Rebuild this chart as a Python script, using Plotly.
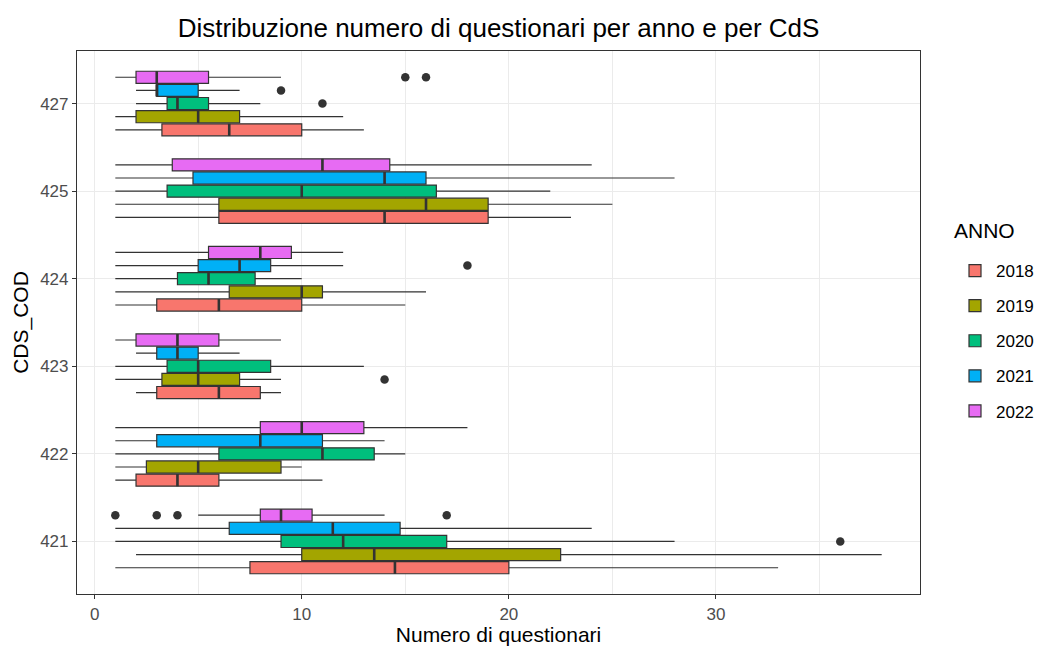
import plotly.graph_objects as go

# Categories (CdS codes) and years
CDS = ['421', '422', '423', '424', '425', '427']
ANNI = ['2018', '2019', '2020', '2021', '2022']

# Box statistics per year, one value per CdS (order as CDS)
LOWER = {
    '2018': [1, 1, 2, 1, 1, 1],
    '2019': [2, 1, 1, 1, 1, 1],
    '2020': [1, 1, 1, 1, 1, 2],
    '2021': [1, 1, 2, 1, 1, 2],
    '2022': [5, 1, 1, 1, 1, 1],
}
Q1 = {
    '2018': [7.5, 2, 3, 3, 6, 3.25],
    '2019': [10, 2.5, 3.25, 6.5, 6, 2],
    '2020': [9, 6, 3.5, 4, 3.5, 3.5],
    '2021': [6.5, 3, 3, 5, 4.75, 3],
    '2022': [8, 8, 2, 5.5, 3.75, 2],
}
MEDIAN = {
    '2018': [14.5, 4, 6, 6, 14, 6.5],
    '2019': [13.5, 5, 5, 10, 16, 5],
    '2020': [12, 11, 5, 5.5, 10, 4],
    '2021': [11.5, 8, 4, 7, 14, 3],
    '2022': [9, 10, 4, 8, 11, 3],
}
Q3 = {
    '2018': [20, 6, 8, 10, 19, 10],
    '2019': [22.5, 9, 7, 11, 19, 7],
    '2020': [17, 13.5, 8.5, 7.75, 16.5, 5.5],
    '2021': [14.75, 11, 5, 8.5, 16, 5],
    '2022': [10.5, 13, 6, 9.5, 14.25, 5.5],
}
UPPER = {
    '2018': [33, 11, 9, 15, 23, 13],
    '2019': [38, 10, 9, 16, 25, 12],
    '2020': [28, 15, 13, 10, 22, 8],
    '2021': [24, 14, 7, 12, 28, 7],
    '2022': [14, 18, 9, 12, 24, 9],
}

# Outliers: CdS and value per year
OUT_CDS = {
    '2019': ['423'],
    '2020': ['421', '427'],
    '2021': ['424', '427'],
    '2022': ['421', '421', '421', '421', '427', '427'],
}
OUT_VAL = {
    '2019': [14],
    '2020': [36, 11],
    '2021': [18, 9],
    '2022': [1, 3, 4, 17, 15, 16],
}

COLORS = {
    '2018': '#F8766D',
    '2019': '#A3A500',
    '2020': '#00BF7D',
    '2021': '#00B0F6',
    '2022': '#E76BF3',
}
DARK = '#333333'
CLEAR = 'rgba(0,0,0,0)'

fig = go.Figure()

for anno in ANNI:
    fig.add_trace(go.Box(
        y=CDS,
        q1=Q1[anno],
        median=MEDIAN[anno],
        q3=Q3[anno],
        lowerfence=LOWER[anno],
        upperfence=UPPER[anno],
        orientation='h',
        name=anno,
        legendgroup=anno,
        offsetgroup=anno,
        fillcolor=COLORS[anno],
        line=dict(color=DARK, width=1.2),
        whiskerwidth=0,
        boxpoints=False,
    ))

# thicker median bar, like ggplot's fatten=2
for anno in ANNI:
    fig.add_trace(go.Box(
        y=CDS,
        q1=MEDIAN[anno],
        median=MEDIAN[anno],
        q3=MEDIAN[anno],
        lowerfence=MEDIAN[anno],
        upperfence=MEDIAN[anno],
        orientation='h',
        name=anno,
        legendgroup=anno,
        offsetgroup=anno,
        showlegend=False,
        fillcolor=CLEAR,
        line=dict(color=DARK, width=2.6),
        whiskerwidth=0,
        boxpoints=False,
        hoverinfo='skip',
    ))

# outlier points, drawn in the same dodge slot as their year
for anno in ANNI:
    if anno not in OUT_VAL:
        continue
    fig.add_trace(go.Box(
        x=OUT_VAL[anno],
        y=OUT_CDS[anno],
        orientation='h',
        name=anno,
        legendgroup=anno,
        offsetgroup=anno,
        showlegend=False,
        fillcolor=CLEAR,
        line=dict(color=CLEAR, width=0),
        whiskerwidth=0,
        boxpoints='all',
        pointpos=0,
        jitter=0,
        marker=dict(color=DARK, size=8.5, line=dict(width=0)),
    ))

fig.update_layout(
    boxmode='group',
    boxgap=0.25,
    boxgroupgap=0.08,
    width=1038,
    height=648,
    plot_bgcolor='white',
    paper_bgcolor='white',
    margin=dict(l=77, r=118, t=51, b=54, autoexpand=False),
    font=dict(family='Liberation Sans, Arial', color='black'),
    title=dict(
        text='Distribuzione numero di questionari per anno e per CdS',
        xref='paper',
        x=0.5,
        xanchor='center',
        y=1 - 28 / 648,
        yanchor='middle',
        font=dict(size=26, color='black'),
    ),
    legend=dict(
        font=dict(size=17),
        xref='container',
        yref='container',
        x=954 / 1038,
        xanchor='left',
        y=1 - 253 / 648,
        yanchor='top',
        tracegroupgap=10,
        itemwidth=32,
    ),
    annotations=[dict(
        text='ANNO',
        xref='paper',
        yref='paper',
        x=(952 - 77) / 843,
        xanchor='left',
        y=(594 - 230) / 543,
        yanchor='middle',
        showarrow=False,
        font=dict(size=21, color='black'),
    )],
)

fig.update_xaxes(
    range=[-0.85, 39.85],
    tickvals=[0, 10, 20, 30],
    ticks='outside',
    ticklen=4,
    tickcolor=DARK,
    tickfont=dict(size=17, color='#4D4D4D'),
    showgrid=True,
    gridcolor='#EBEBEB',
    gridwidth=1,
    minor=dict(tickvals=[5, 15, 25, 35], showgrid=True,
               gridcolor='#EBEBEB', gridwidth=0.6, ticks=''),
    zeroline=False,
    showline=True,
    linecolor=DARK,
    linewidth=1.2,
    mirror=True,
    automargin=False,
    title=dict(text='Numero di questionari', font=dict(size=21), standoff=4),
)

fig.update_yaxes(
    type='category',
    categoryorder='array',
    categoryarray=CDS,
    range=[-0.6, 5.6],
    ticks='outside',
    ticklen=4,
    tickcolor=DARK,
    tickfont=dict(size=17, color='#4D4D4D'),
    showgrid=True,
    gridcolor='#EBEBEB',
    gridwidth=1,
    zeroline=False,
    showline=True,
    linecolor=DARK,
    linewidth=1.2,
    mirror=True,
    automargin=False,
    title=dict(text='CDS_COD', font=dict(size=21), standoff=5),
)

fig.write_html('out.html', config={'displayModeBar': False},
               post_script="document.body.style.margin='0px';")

◆ ◆ ◆ ◆ ◆ ◆ ◆

Exercise task ▸ Leave out the pictures and give the listing above again exactly.

Answer for the task ▸
Rebuild this chart as a Python script, using Plotly.
import plotly.graph_objects as go

# Categories (CdS codes) and years
CDS = ['421', '422', '423', '424', '425', '427']
ANNI = ['2018', '2019', '2020', '2021', '2022']

# Box statistics per year, one value per CdS (order as CDS)
LOWER = {
    '2018': [1, 1, 2, 1, 1, 1],
    '2019': [2, 1, 1, 1, 1, 1],
    '2020': [1, 1, 1, 1, 1, 2],
    '2021': [1, 1, 2, 1, 1, 2],
    '2022': [5, 1, 1, 1, 1, 1],
}
Q1 = {
    '2018': [7.5, 2, 3, 3, 6, 3.25],
    '2019': [10, 2.5, 3.25, 6.5, 6, 2],
    '2020': [9, 6, 3.5, 4, 3.5, 3.5],
    '2021': [6.5, 3, 3, 5, 4.75, 3],
    '2022': [8, 8, 2, 5.5, 3.75, 2],
}
MEDIAN = {
    '2018': [14.5, 4, 6, 6, 14, 6.5],
    '2019': [13.5, 5, 5, 10, 16, 5],
    '2020': [12, 11, 5, 5.5, 10, 4],
    '2021': [11.5, 8, 4, 7, 14, 3],
    '2022': [9, 10, 4, 8, 11, 3],
}
Q3 = {
    '2018': [20, 6, 8, 10, 19, 10],
    '2019': [22.5, 9, 7, 11, 19, 7],
    '2020': [17, 13.5, 8.5, 7.75, 16.5, 5.5],
    '2021': [14.75, 11, 5, 8.5, 16, 5],
    '2022': [10.5, 13, 6, 9.5, 14.25, 5.5],
}
UPPER = {
    '2018': [33, 11, 9, 15, 23, 13],
    '2019': [38, 10, 9, 16, 25, 12],
    '2020': [28, 15, 13, 10, 22, 8],
    '2021': [24, 14, 7, 12, 28, 7],
    '2022': [14, 18, 9, 12, 24, 9],
}

# Outliers: CdS and value per year
OUT_CDS = {
    '2019': ['423'],
    '2020': ['421', '427'],
    '2021': ['424', '427'],
    '2022': ['421', '421', '421', '421', '427', '427'],
}
OUT_VAL = {
    '2019': [14],
    '2020': [36, 11],
    '2021': [18, 9],
    '2022': [1, 3, 4, 17, 15, 16],
}

COLORS = {
    '2018': '#F8766D',
    '2019': '#A3A500',
    '2020': '#00BF7D',
    '2021': '#00B0F6',
    '2022': '#E76BF3',
}
DARK = '#333333'
CLEAR = 'rgba(0,0,0,0)'

fig = go.Figure()

for anno in ANNI:
    fig.add_trace(go.Box(
        y=CDS,
        q1=Q1[anno],
        median=MEDIAN[anno],
        q3=Q3[anno],
        lowerfence=LOWER[anno],
        upperfence=UPPER[anno],
        orientation='h',
        name=anno,
        legendgroup=anno,
        offsetgroup=anno,
        fillcolor=COLORS[anno],
        line=dict(color=DARK, width=1.2),
        whiskerwidth=0,
        boxpoints=False,
    ))

# thicker median bar, like ggplot's fatten=2
for anno in ANNI:
    fig.add_trace(go.Box(
        y=CDS,
        q1=MEDIAN[anno],
        median=MEDIAN[anno],
        q3=MEDIAN[anno],
        lowerfence=MEDIAN[anno],
        upperfence=MEDIAN[anno],
        orientation='h',
        name=anno,
        legendgroup=anno,
        offsetgroup=anno,
        showlegend=False,
        fillcolor=CLEAR,
        line=dict(color=DARK, width=2.6),
        whiskerwidth=0,
        boxpoints=False,
        hoverinfo='skip',
    ))

# outlier points, drawn in the same dodge slot as their year
for anno in ANNI:
    if anno not in OUT_VAL:
        continue
    fig.add_trace(go.Box(
        x=OUT_VAL[anno],
        y=OUT_CDS[anno],
        orientation='h',
        name=anno,
        legendgroup=anno,
        offsetgroup=anno,
        showlegend=False,
        fillcolor=CLEAR,
        line=dict(color=CLEAR, width=0),
        whiskerwidth=0,
        boxpoints='all',
        pointpos=0,
        jitter=0,
        marker=dict(color=DARK, size=8.5, line=dict(width=0)),
    ))

fig.update_layout(
    boxmode='group',
    boxgap=0.25,
    boxgroupgap=0.08,
    width=1038,
    height=648,
    plot_bgcolor='white',
    paper_bgcolor='white',
    margin=dict(l=77, r=118, t=51, b=54, autoexpand=False),
    font=dict(family='Liberation Sans, Arial', color='black'),
    title=dict(
        text='Distribuzione numero di questionari per anno e per CdS',
        xref='paper',
        x=0.5,
        xanchor='center',
        y=1 - 28 / 648,
        yanchor='middle',
        font=dict(size=26, color='black'),
    ),
    legend=dict(
        font=dict(size=17),
        xref='container',
        yref='container',
        x=954 / 1038,
        xanchor='left',
        y=1 - 253 / 648,
        yanchor='top',
        tracegroupgap=10,
        itemwidth=32,
    ),
    annotations=[dict(
        text='ANNO',
        xref='paper',
        yref='paper',
        x=(952 - 77) / 843,
        xanchor='left',
        y=(594 - 230) / 543,
        yanchor='middle',
        showarrow=False,
        font=dict(size=21, color='black'),
    )],
)

fig.update_xaxes(
    range=[-0.85, 39.85],
    tickvals=[0, 10, 20, 30],
    ticks='outside',
    ticklen=4,
    tickcolor=DARK,
    tickfont=dict(size=17, color='#4D4D4D'),
    showgrid=True,
    gridcolor='#EBEBEB',
    gridwidth=1,
    minor=dict(tickvals=[5, 15, 25, 35], showgrid=True,
               gridcolor='#EBEBEB', gridwidth=0.6, ticks=''),
    zeroline=False,
    showline=True,
    linecolor=DARK,
    linewidth=1.2,
    mirror=True,
    automargin=False,
    title=dict(text='Numero di questionari', font=dict(size=21), standoff=4),
)

fig.update_yaxes(
    type='category',
    categoryorder='array',
    categoryarray=CDS,
    range=[-0.6, 5.6],
    ticks='outside',
    ticklen=4,
    tickcolor=DARK,
    tickfont=dict(size=17, color='#4D4D4D'),
    showgrid=True,
    gridcolor='#EBEBEB',
    gridwidth=1,
    zeroline=False,
    showline=True,
    linecolor=DARK,
    linewidth=1.2,
    mirror=True,
    automargin=False,
    title=dict(text='CDS_COD', font=dict(size=21), standoff=5),
)

fig.write_html('out.html', config={'displayModeBar': False},
               post_script="document.body.style.margin='0px';")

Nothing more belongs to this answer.